## Work instructions
Nothing outside the range is to be copied. From the entries below, reproduce exactly the lines starting at the one with "Give me the TikZ source for this diagram." and ending at the one with "(p81) at (8,1)", without pictures.

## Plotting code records
┌────────

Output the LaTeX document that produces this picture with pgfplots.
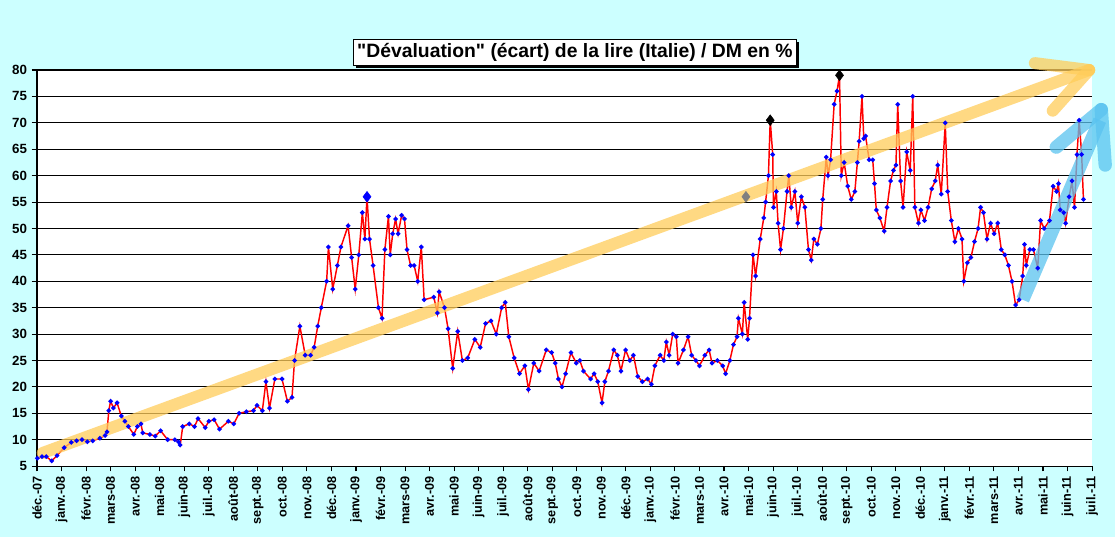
\documentclass[border=0pt]{standalone}
\usepackage{pgfplots}
\pgfplotsset{compat=1.18}
\usepackage{fontspec}
\setmainfont{Liberation Sans}
\newfontfamily\titlefont{Liberation Sans}[Ligatures=ResetAll]
\usetikzlibrary{calc,shadows}
\pgfdeclarelayer{background}
\pgfsetlayers{background,main}
\definecolor{bgc}{RGB}{204,255,255}
\definecolor{orarrow}{RGB}{255,205,90}
\definecolor{blarrow}{RGB}{90,195,240}
\begin{document}
\begin{tikzpicture}
\begin{axis}[name=ax, scale only axis, width=791pt, height=297pt,
 xmin=104, xmax=3058, ymin=5, ymax=80,
 xtick={104,172.7,...,3059},
 xticklabels={déc.-07,janv.-08,févr.-08,mars-08,avr.-08,mai-08,juin-08,juil.-08,août-08,sept.-08,oct.-08,nov.-08,déc.-08,janv.-09,févr.-09,mars-09,avr.-09,mai-09,juin-09,juil.-09,août-09,sept.-09,oct.-09,nov.-09,déc.-09,janv.-10,févr.-10,mars-10,avr.-10,mai-10,juin-10,juil.-10,août-10,sept.-10,oct.-10,nov.-10,déc.-10,janv.-11,févr.-11,mars-11,avr.-11,mai-11,juin-11,juil.-11},
 xticklabel style={rotate=90, anchor=east, font=\bfseries\fontsize{9.5}{10}\selectfont},
 ytick={5,10,...,80},
 yticklabel style={font=\bfseries\fontsize{10}{11}\selectfont},
 /pgf/number format/assume math mode=true,
 ymajorgrids, major grid style={black, line width=0.8pt},
 tick align=outside, major tick length=4pt, tick style={black, line width=0.8pt},
 axis line style={black, line width=0.8pt},
 axis x line*=bottom, axis y line*=left,
 axis background/.style={fill=white},
 clip=false]
\addplot[red, line width=1.1pt, mark=*, mark size=1.1pt, mark options={blue, draw=blue, fill=blue}] coordinates {
(105,6.5)(118,6.8)(130,6.8)(145,6.0)(160,7)(180,8.5)(200,9.5)(215,9.8)(230,10)(245,9.6)(260,9.8)(280,10.3)(295,10.8)(300,11.5)(305,15.5)(310,17.3)(318,16)(328,17)(340,14.5)(350,13.5)(360,12.5)(375,11)(385,12.5)(395,13)(400,11.3)(420,11)(435,10.7)(450,11.7)(470,10)(490,10)(500,9.6)(505,9)(512,12.5)(530,13)(545,12.5)(555,14)(575,12.3)(585,13.5)(600,13.8)(615,12)(640,13.5)(655,13)(670,15)(690,15.3)(710,15.5)(720,16.5)(735,15.5)(745,21)(755,16)(770,21.5)(790,21.5)(805,17.3)(818,18)(825,25)(840,31.5)(855,26)(870,26)(880,27.5)(890,31.5)(900,35)(915,40)(920,46.5)(932,38.5)(945,43)(955,46.5)(975,50.5)(985,44.5)(995,38.5)(1005,45)(1015,53)(1022,48)(1028,56)(1035,48)(1045,43)(1060,35)(1070,33)(1078,46)(1088,52.3)(1093,45)(1100,49)(1108,51.8)(1115,49)(1125,52.5)(1133,51.8)(1140,46)(1150,43)(1160,43)(1170,40)(1180,46.5)(1188,36.5)(1215,37)(1225,34)(1230,38)(1245,35)(1255,31)(1268,23.5)(1282,30.5)(1295,25)(1310,25.5)(1330,29)(1345,27.5)(1360,32)(1375,32.5)(1390,30)(1405,35)(1415,36)(1425,29.5)(1440,25.5)(1455,22.5)(1470,24)(1480,19.5)(1495,24.5)(1510,23)(1530,27)(1545,26.5)(1555,24.5)
(1564,21.5)(1574,20)(1584,22.5)(1599,26.5)(1614,24.5)(1624,25)(1634,23)(1654,21.5)(1664,22.5)(1674,21)(1686,17)(1694,21)(1704,23)(1719,27)(1729,26)(1739,23)(1752,27)(1764,25)(1774,26)(1786,22)(1799,21)(1814,21.5)(1824,20.5)(1834,24)(1849,26)(1859,25)(1866,28.5)(1874,26)(1884,30)(1894,29.5)(1899,24.5)(1914,27)(1927,29.5)(1937,26)(1949,25)(1959,24)(1974,26)(1986,27)(1994,24.5)(2009,25)(2024,24)(2032,22.5)(2044,25)(2054,28)(2064,29.5)(2068,33)(2079,30)(2084,36)(2094,29)(2099,33)(2109,45)(2116,41)(2129,48)(2139,52)(2144,55)(2152,60)(2157,70.5)(2164,64)(2166,54)(2174,57)(2179,51)(2186,46)(2194,50)(2204,57)(2209,60)(2216,54)(2226,57)(2234,51)(2244,56)(2254,54)(2264,46)(2272,44)(2279,48)(2289,47)(2299,50)(2304,55.5)(2314,63.5)(2319,60)(2326,63)(2336,73.5)(2344,76)(2351,79)(2356,60)(2364,62.5)(2374,58)(2384,55.5)(2394,57)(2401,62.5)(2406,66.5)(2414,75)(2419,67)(2424,67.5)(2434,63)(2444,63)(2449,58.5)(2454,53.5)(2464,52)(2476,49.5)(2484,54)(2494,59)(2502,61)(2509,62)(2514,73.5)(2522,59)(2529,54)(2539,64.5)(2549,61)(2556,75)(2562,54)(2572,51)(2579,53.5)(2589,51.5)(2599,54)(2609,57.5)(2619,59)(2626,62)(2636,56.5)(2647,70)(2654,57)(2664,51.5)(2674,47.5)(2684,50)(2694,48)(2699,40)(2709,43.5)(2719,44.5)(2729,47.5)(2739,50)(2746,54)(2754,53)(2764,48)(2774,51)(2784,49)(2794,51)(2804,46)(2814,45)(2824,43)(2834,40)(2844,35.5)(2854,36.5)(2864,41)(2869,47)(2874,43)(2884,46)(2894,46)(2906,42.5)(2914,51.5)(2924,50)(2939,51.5)(2949,58)(2959,57)(2964,58.5)(2969,53.5)(2979,53)(2984,51)(2994,56)(3002,59)(3009,54)(3016,64)(3022,70.5)(3029,64)(3034,55.5)};
\addplot[only marks, mark=diamond*, mark size=4pt, blue] coordinates {(1028,56)};
\addplot[only marks, mark=diamond*, mark size=4pt, black] coordinates {(2157,70.5)(2351,79)};
\addplot[only marks, mark=diamond*, mark size=4pt, gray] coordinates {(2089,56)};
% arrows
\draw[orarrow, opacity=0.75, line width=9pt, line cap=round] (axis cs:120,7.5) -- (axis cs:3050,80);
\draw[orarrow, opacity=0.75, line width=9pt, line cap=round] (axis cs:3050,80) -- (axis cs:2898,81.3);
\draw[orarrow, opacity=0.75, line width=9pt, line cap=round] (axis cs:3050,80) -- (axis cs:2948,72.3);
\draw[blarrow, opacity=0.75, line width=10pt, line cap=butt] (axis cs:2864,36.5) -- (axis cs:3080,70.5);
\draw[blarrow, opacity=0.75, line width=10pt, line cap=round] (axis cs:3084,72.5) -- (axis cs:2958,65.4);
\draw[blarrow, opacity=0.75, line width=10pt, line cap=round] (axis cs:3084,72.5) -- (axis cs:3095,62);
\node[draw=black, fill=white, line width=0.8pt, drop shadow={shadow xshift=2pt, shadow yshift=-2pt, opacity=1, fill=black}, inner sep=3pt, font=\titlefont\bfseries\fontsize{14.5}{16}\selectfont] at (axis cs:1610,83.3) {"Dévaluation" (écart) de la lire (Italie) / DM en \%};
\end{axis}
\begin{pgfonlayer}{background}
\fill[bgc] ($(ax.south west)+(-27.75pt,-53.25pt)$) rectangle ($(ax.north east)+(17.25pt,52.5pt)$);
\end{pgfonlayer}
\end{tikzpicture}
\end{document}
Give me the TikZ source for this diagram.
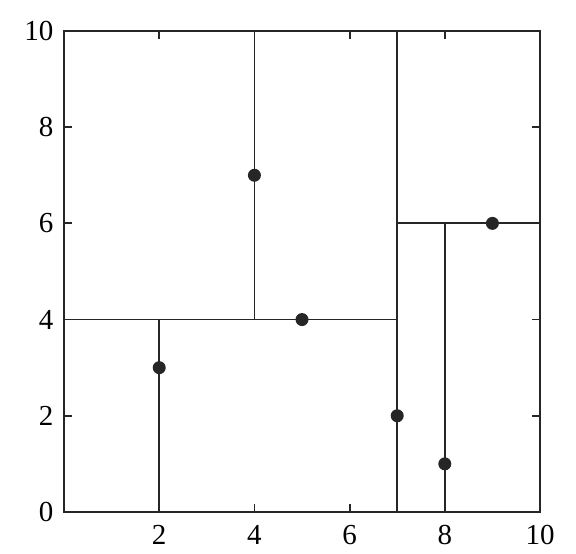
\documentclass[tikz,border=0pt]{standalone}
\usepackage{fontspec}
\setmainfont{Liberation Serif}
\usetikzlibrary{positioning}
\tikzset{
  kdline/.style={line width=1.8pt, draw=black!85},
  kdpt/.style={circle, fill=black!85, inner sep=0pt, minimum size=13pt},
  ticklab/.style={font=\fontsize{29}{31}\selectfont, inner sep=0pt}
}
\begin{document}
\begin{tikzpicture}[x=47.6pt, y=48.1pt]
  \useasboundingbox (-1.345,-0.873) rectangle (10.756,10.644);

  %% --- FRAME AND TICKS ---
  \draw[kdline] (0,0) rectangle (10,10);
  \foreach \t in {2,4,6,8} {
    \draw[kdline] (\t,0) -- (\t,0.17);
    \draw[kdline] (\t,10) -- (\t,9.83);
    \draw[kdline] (0,\t) -- (0.17,\t);
    \draw[kdline] (10,\t) -- (9.83,\t);
  }
  \foreach \t in {0,2,4,6,8,10}
    \node[ticklab, anchor=east] (ylab\t) at (-0.22,\t) {\t};
  \foreach \t in {2,4,6,8,10}
    \node[ticklab, anchor=north] (xlab\t) at (\t,-0.28) {\t};

  %% --- SPLIT POINTS ---
  \node[kdpt] (p72) at (7,2) {};
  \node[kdpt] (p54) at (5,4) {};
  \node[kdpt] (p23) at (2,3) {};
  \node[kdpt] (p47) at (4,7) {};
  \node[kdpt] (p96) at (9,6) {};
  \node[kdpt] (p81) at (8,1) {};

  %% --- SPLIT LINES ---
  \coordinate (x7b) at (7,0);  \coordinate (x7t) at (7,10);
  \coordinate (y4l) at (0,4);  \coordinate (y4r) at (7,4);
  \coordinate (x2b) at (2,0);  \coordinate (x2t) at (2,4);
  \coordinate (x4b) at (4,4);  \coordinate (x4t) at (4,10);
  \coordinate (y6l) at (7,6);  \coordinate (y6r) at (10,6);
  \coordinate (x8b) at (8,0);  \coordinate (x8t) at (8,6);

  \draw[kdline] (x7b) -- (x7t);
  \draw[kdline] (y4l) -- (y4r);
  \draw[kdline] (x2b) -- (x2t);
  \draw[kdline] (x4b) -- (x4t);
  \draw[kdline] (y6l) -- (y6r);
  \draw[kdline] (x8b) -- (x8t);
\end{tikzpicture}
\end{document}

└────────

## Exercise solution
Give me the TikZ source for this diagram.
\documentclass[tikz,border=0pt]{standalone}
\usepackage{fontspec}
\setmainfont{Liberation Serif}
\usetikzlibrary{positioning}
\tikzset{
  kdline/.style={line width=1.8pt, draw=black!85},
  kdpt/.style={circle, fill=black!85, inner sep=0pt, minimum size=13pt},
  ticklab/.style={font=\fontsize{29}{31}\selectfont, inner sep=0pt}
}
\begin{document}
\begin{tikzpicture}[x=47.6pt, y=48.1pt]
  \useasboundingbox (-1.345,-0.873) rectangle (10.756,10.644);

  %% --- FRAME AND TICKS ---
  \draw[kdline] (0,0) rectangle (10,10);
  \foreach \t in {2,4,6,8} {
    \draw[kdline] (\t,0) -- (\t,0.17);
    \draw[kdline] (\t,10) -- (\t,9.83);
    \draw[kdline] (0,\t) -- (0.17,\t);
    \draw[kdline] (10,\t) -- (9.83,\t);
  }
  \foreach \t in {0,2,4,6,8,10}
    \node[ticklab, anchor=east] (ylab\t) at (-0.22,\t) {\t};
  \foreach \t in {2,4,6,8,10}
    \node[ticklab, anchor=north] (xlab\t) at (\t,-0.28) {\t};

  %% --- SPLIT POINTS ---
  \node[kdpt] (p72) at (7,2) {};
  \node[kdpt] (p54) at (5,4) {};
  \node[kdpt] (p23) at (2,3) {};
  \node[kdpt] (p47) at (4,7) {};
  \node[kdpt] (p96) at (9,6) {};
  \node[kdpt] (p81) at (8,1) {};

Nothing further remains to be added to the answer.